— BEGIN —

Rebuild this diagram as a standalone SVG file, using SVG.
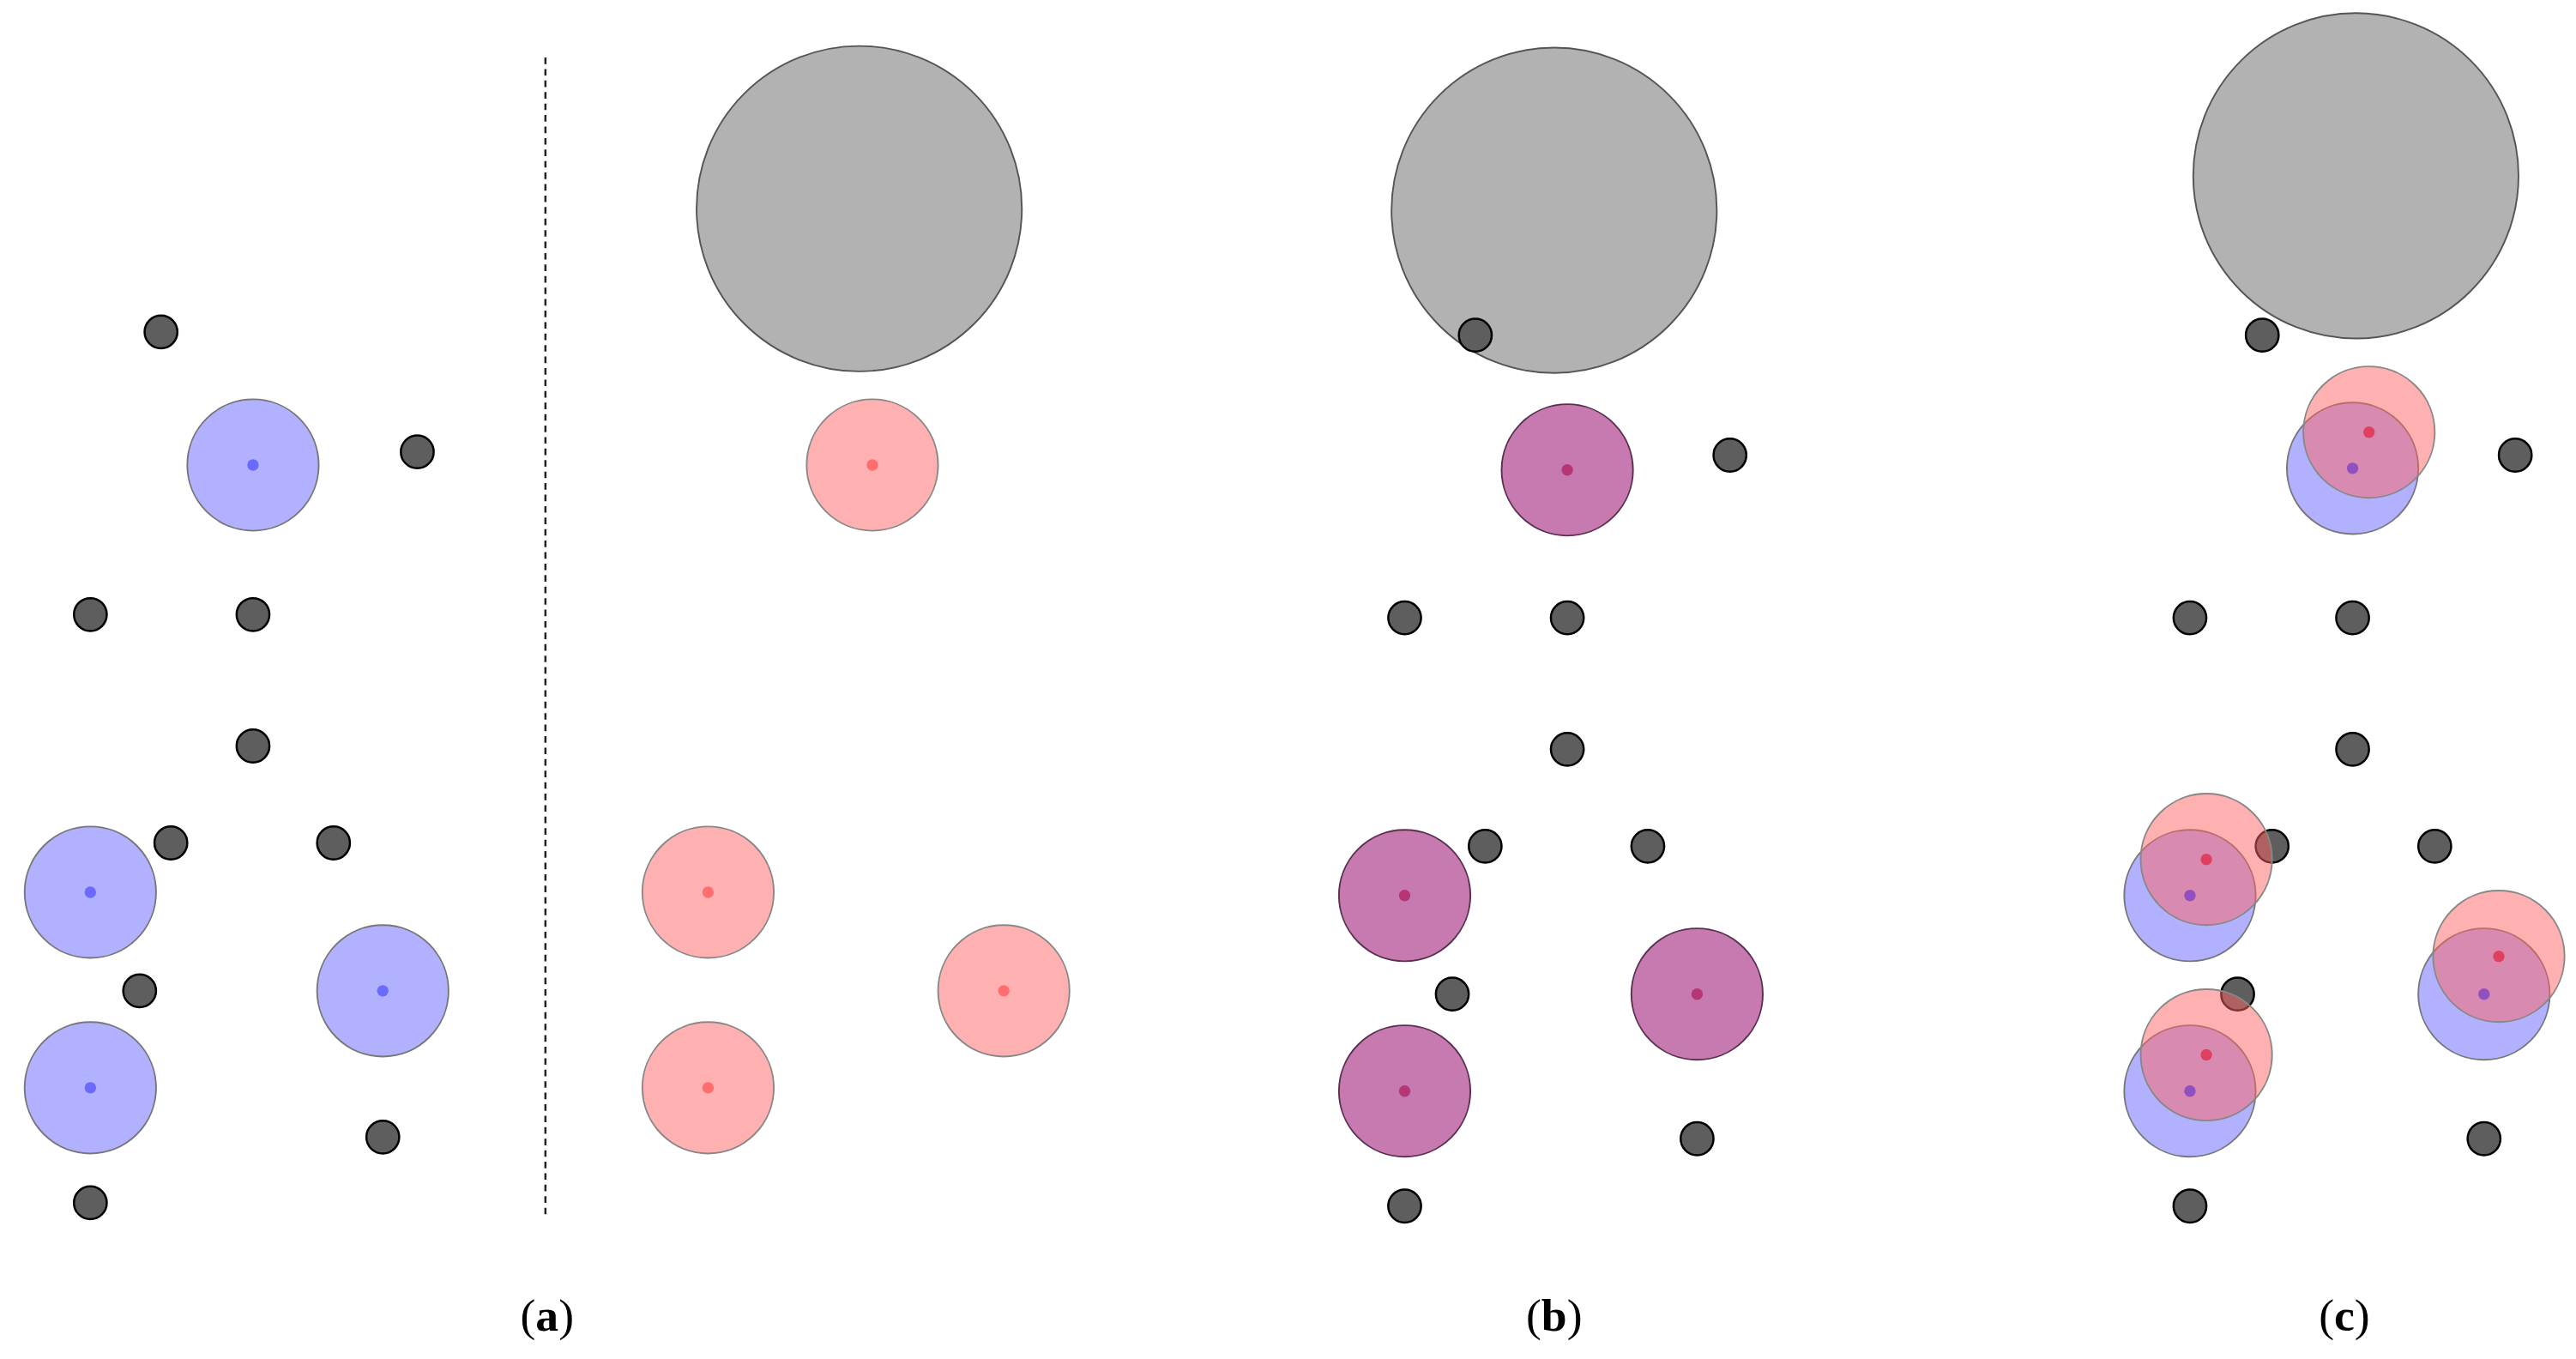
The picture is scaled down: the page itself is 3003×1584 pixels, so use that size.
<svg xmlns="http://www.w3.org/2000/svg" width="3003" height="1584" viewBox="0 0 3003 1584">
<style>
.s{fill:#5e5e5e;stroke:#000;stroke-width:1.3}
.g{fill:#b2b2b2;stroke:#555;stroke-width:1}
.b{fill:rgb(100,100,255);fill-opacity:0.5;stroke:#777;stroke-width:1}
.p{fill:rgb(255,100,100);fill-opacity:0.5;stroke:#888;stroke-width:1}
.m{fill:#c77ab0;stroke:#5a3050;stroke-width:1}
.bd{fill:#6a6aff}.pd{fill:#ff6e6e}.md{fill:#b53575}
.t{font-family:'Liberation Serif',serif;font-size:28px}
</style>
<rect width="3003" height="1584" fill="#fff"/>
<g transform="scale(1.9152)">
<g id="connectors"><line x1="332" y1="35" x2="332" y2="742" stroke="#222" stroke-width="1.3" stroke-dasharray="4,3"/></g>
<g id="panel-a">
<circle class="b" cx="154" cy="283" r="40"/><circle class="b" cx="55" cy="543" r="40"/><circle class="b" cx="233" cy="603" r="40"/><circle class="b" cx="55" cy="662" r="40"/>
<circle class="bd" cx="154" cy="283" r="3.5"/><circle class="bd" cx="55" cy="543" r="3.5"/><circle class="bd" cx="233" cy="603" r="3.5"/><circle class="bd" cx="55" cy="662" r="3.5"/>
<circle class="s" cx="98" cy="202" r="10"/><circle class="s" cx="254" cy="275" r="10"/><circle class="s" cx="55" cy="374" r="10"/><circle class="s" cx="154" cy="374" r="10"/><circle class="s" cx="154" cy="454" r="10"/><circle class="s" cx="104" cy="513" r="10"/><circle class="s" cx="203" cy="513" r="10"/><circle class="s" cx="85" cy="603" r="10"/><circle class="s" cx="233" cy="692" r="10"/><circle class="s" cx="55" cy="732" r="10"/>
</g>
<g id="panel-a2">
<circle class="g" cx="523" cy="127" r="99"/>
<circle class="p" cx="531" cy="283" r="40"/><circle class="p" cx="431" cy="543" r="40"/><circle class="p" cx="611" cy="603" r="40"/><circle class="p" cx="431" cy="662" r="40"/>
<circle class="pd" cx="531" cy="283" r="3.5"/><circle class="pd" cx="431" cy="543" r="3.5"/><circle class="pd" cx="611" cy="603" r="3.5"/><circle class="pd" cx="431" cy="662" r="3.5"/>
</g>
<g id="panel-b">
<circle class="g" cx="946" cy="128" r="99"/>
<circle class="s" cx="898" cy="204" r="10"/>
<circle class="m" cx="954" cy="286" r="40"/><circle class="m" cx="855" cy="545" r="40"/><circle class="m" cx="1033" cy="605" r="40"/><circle class="m" cx="855" cy="664" r="40"/>
<circle class="md" cx="954" cy="286" r="3.5"/><circle class="md" cx="855" cy="545" r="3.5"/><circle class="md" cx="1033" cy="605" r="3.5"/><circle class="md" cx="855" cy="664" r="3.5"/>
<circle class="s" cx="1053" cy="277" r="10"/><circle class="s" cx="855" cy="376" r="10"/><circle class="s" cx="954" cy="376" r="10"/><circle class="s" cx="954" cy="456" r="10"/><circle class="s" cx="904" cy="515" r="10"/><circle class="s" cx="1003" cy="515" r="10"/><circle class="s" cx="884" cy="605" r="10"/><circle class="s" cx="1033" cy="693" r="10"/><circle class="s" cx="855" cy="734" r="10"/>
</g>
<g id="panel-c">
<circle class="g" cx="1434" cy="107" r="99"/>
<circle class="s" cx="1377" cy="204" r="10"/><circle class="s" cx="1531" cy="277" r="10"/><circle class="s" cx="1333" cy="376" r="10"/><circle class="s" cx="1432" cy="376" r="10"/><circle class="s" cx="1432" cy="456" r="10"/><circle class="s" cx="1383" cy="515" r="10"/><circle class="s" cx="1482" cy="515" r="10"/><circle class="s" cx="1362" cy="605" r="10"/><circle class="s" cx="1512" cy="693" r="10"/><circle class="s" cx="1333" cy="734" r="10"/>
<circle class="b" cx="1432" cy="285" r="40"/><circle class="b" cx="1333" cy="545" r="40"/><circle class="b" cx="1512" cy="605" r="40"/><circle class="b" cx="1333" cy="664" r="40"/>
<circle class="p" cx="1442" cy="263" r="40"/><circle class="p" cx="1343" cy="523" r="40"/><circle class="p" cx="1521" cy="582" r="40"/><circle class="p" cx="1343" cy="642" r="40"/>
<circle cx="1432" cy="285" r="3.5" fill="#9050c0"/><circle cx="1333" cy="545" r="3.5" fill="#9050c0"/><circle cx="1512" cy="605" r="3.5" fill="#9050c0"/><circle cx="1333" cy="664" r="3.5" fill="#9050c0"/>
<circle cx="1442" cy="263" r="3.5" fill="#e04060"/><circle cx="1343" cy="523" r="3.5" fill="#e04060"/><circle cx="1521" cy="582" r="3.5" fill="#e04060"/><circle cx="1343" cy="642" r="3.5" fill="#e04060"/>
</g>
<g id="labels" class="t" text-anchor="middle">
<text x="333" y="810">(<tspan font-weight="bold">a</tspan>)</text>
<text x="946" y="810">(<tspan font-weight="bold">b</tspan>)</text>
<text x="1427" y="810">(<tspan font-weight="bold">c</tspan>)</text>
</g>
</g>
</svg>
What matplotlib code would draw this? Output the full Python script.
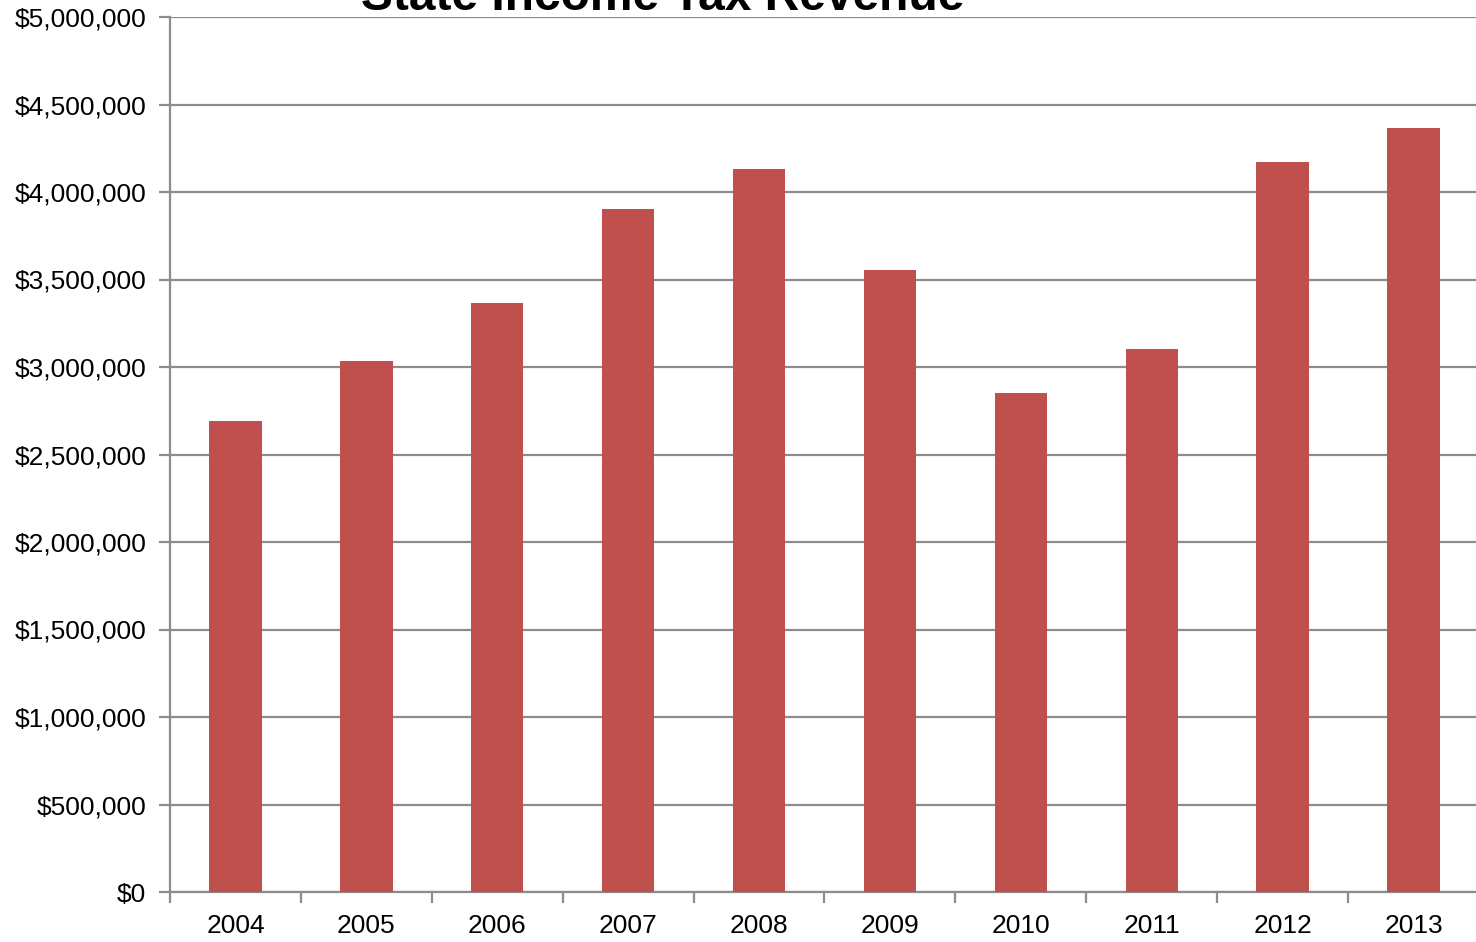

— END —

Write out the records above once more, word for word, with no pictures.

Rebuild this diagram as a standalone SVG file, using SVG.
The picture is scaled down: the page itself is 3003×1584 pixels, so use that size.
<svg xmlns="http://www.w3.org/2000/svg" width="3003" height="1584" viewBox="0 0 3003 1584">
<style>
.s{fill:#5e5e5e;stroke:#000;stroke-width:1.3}
.g{fill:#b2b2b2;stroke:#555;stroke-width:1}
.b{fill:rgb(100,100,255);fill-opacity:0.5;stroke:#777;stroke-width:1}
.p{fill:rgb(255,100,100);fill-opacity:0.5;stroke:#888;stroke-width:1}
.m{fill:#c77ab0;stroke:#5a3050;stroke-width:1}
.bd{fill:#6a6aff}.pd{fill:#ff6e6e}.md{fill:#b53575}
.t{font-family:'Liberation Serif',serif;font-size:28px}
</style>
<rect width="3003" height="1584" fill="#fff"/>
<g transform="scale(1.9152)">
<g id="connectors"><line x1="332" y1="35" x2="332" y2="742" stroke="#222" stroke-width="1.3" stroke-dasharray="4,3"/></g>
<g id="panel-a">
<circle class="b" cx="154" cy="283" r="40"/><circle class="b" cx="55" cy="543" r="40"/><circle class="b" cx="233" cy="603" r="40"/><circle class="b" cx="55" cy="662" r="40"/>
<circle class="bd" cx="154" cy="283" r="3.5"/><circle class="bd" cx="55" cy="543" r="3.5"/><circle class="bd" cx="233" cy="603" r="3.5"/><circle class="bd" cx="55" cy="662" r="3.5"/>
<circle class="s" cx="98" cy="202" r="10"/><circle class="s" cx="254" cy="275" r="10"/><circle class="s" cx="55" cy="374" r="10"/><circle class="s" cx="154" cy="374" r="10"/><circle class="s" cx="154" cy="454" r="10"/><circle class="s" cx="104" cy="513" r="10"/><circle class="s" cx="203" cy="513" r="10"/><circle class="s" cx="85" cy="603" r="10"/><circle class="s" cx="233" cy="692" r="10"/><circle class="s" cx="55" cy="732" r="10"/>
</g>
<g id="panel-a2">
<circle class="g" cx="523" cy="127" r="99"/>
<circle class="p" cx="531" cy="283" r="40"/><circle class="p" cx="431" cy="543" r="40"/><circle class="p" cx="611" cy="603" r="40"/><circle class="p" cx="431" cy="662" r="40"/>
<circle class="pd" cx="531" cy="283" r="3.5"/><circle class="pd" cx="431" cy="543" r="3.5"/><circle class="pd" cx="611" cy="603" r="3.5"/><circle class="pd" cx="431" cy="662" r="3.5"/>
</g>
<g id="panel-b">
<circle class="g" cx="946" cy="128" r="99"/>
<circle class="s" cx="898" cy="204" r="10"/>
<circle class="m" cx="954" cy="286" r="40"/><circle class="m" cx="855" cy="545" r="40"/><circle class="m" cx="1033" cy="605" r="40"/><circle class="m" cx="855" cy="664" r="40"/>
<circle class="md" cx="954" cy="286" r="3.5"/><circle class="md" cx="855" cy="545" r="3.5"/><circle class="md" cx="1033" cy="605" r="3.5"/><circle class="md" cx="855" cy="664" r="3.5"/>
<circle class="s" cx="1053" cy="277" r="10"/><circle class="s" cx="855" cy="376" r="10"/><circle class="s" cx="954" cy="376" r="10"/><circle class="s" cx="954" cy="456" r="10"/><circle class="s" cx="904" cy="515" r="10"/><circle class="s" cx="1003" cy="515" r="10"/><circle class="s" cx="884" cy="605" r="10"/><circle class="s" cx="1033" cy="693" r="10"/><circle class="s" cx="855" cy="734" r="10"/>
</g>
<g id="panel-c">
<circle class="g" cx="1434" cy="107" r="99"/>
<circle class="s" cx="1377" cy="204" r="10"/><circle class="s" cx="1531" cy="277" r="10"/><circle class="s" cx="1333" cy="376" r="10"/><circle class="s" cx="1432" cy="376" r="10"/><circle class="s" cx="1432" cy="456" r="10"/><circle class="s" cx="1383" cy="515" r="10"/><circle class="s" cx="1482" cy="515" r="10"/><circle class="s" cx="1362" cy="605" r="10"/><circle class="s" cx="1512" cy="693" r="10"/><circle class="s" cx="1333" cy="734" r="10"/>
<circle class="b" cx="1432" cy="285" r="40"/><circle class="b" cx="1333" cy="545" r="40"/><circle class="b" cx="1512" cy="605" r="40"/><circle class="b" cx="1333" cy="664" r="40"/>
<circle class="p" cx="1442" cy="263" r="40"/><circle class="p" cx="1343" cy="523" r="40"/><circle class="p" cx="1521" cy="582" r="40"/><circle class="p" cx="1343" cy="642" r="40"/>
<circle cx="1432" cy="285" r="3.5" fill="#9050c0"/><circle cx="1333" cy="545" r="3.5" fill="#9050c0"/><circle cx="1512" cy="605" r="3.5" fill="#9050c0"/><circle cx="1333" cy="664" r="3.5" fill="#9050c0"/>
<circle cx="1442" cy="263" r="3.5" fill="#e04060"/><circle cx="1343" cy="523" r="3.5" fill="#e04060"/><circle cx="1521" cy="582" r="3.5" fill="#e04060"/><circle cx="1343" cy="642" r="3.5" fill="#e04060"/>
</g>
<g id="labels" class="t" text-anchor="middle">
<text x="333" y="810">(<tspan font-weight="bold">a</tspan>)</text>
<text x="946" y="810">(<tspan font-weight="bold">b</tspan>)</text>
<text x="1427" y="810">(<tspan font-weight="bold">c</tspan>)</text>
</g>
</g>
</svg>
What matplotlib code would draw this? Output the full Python script.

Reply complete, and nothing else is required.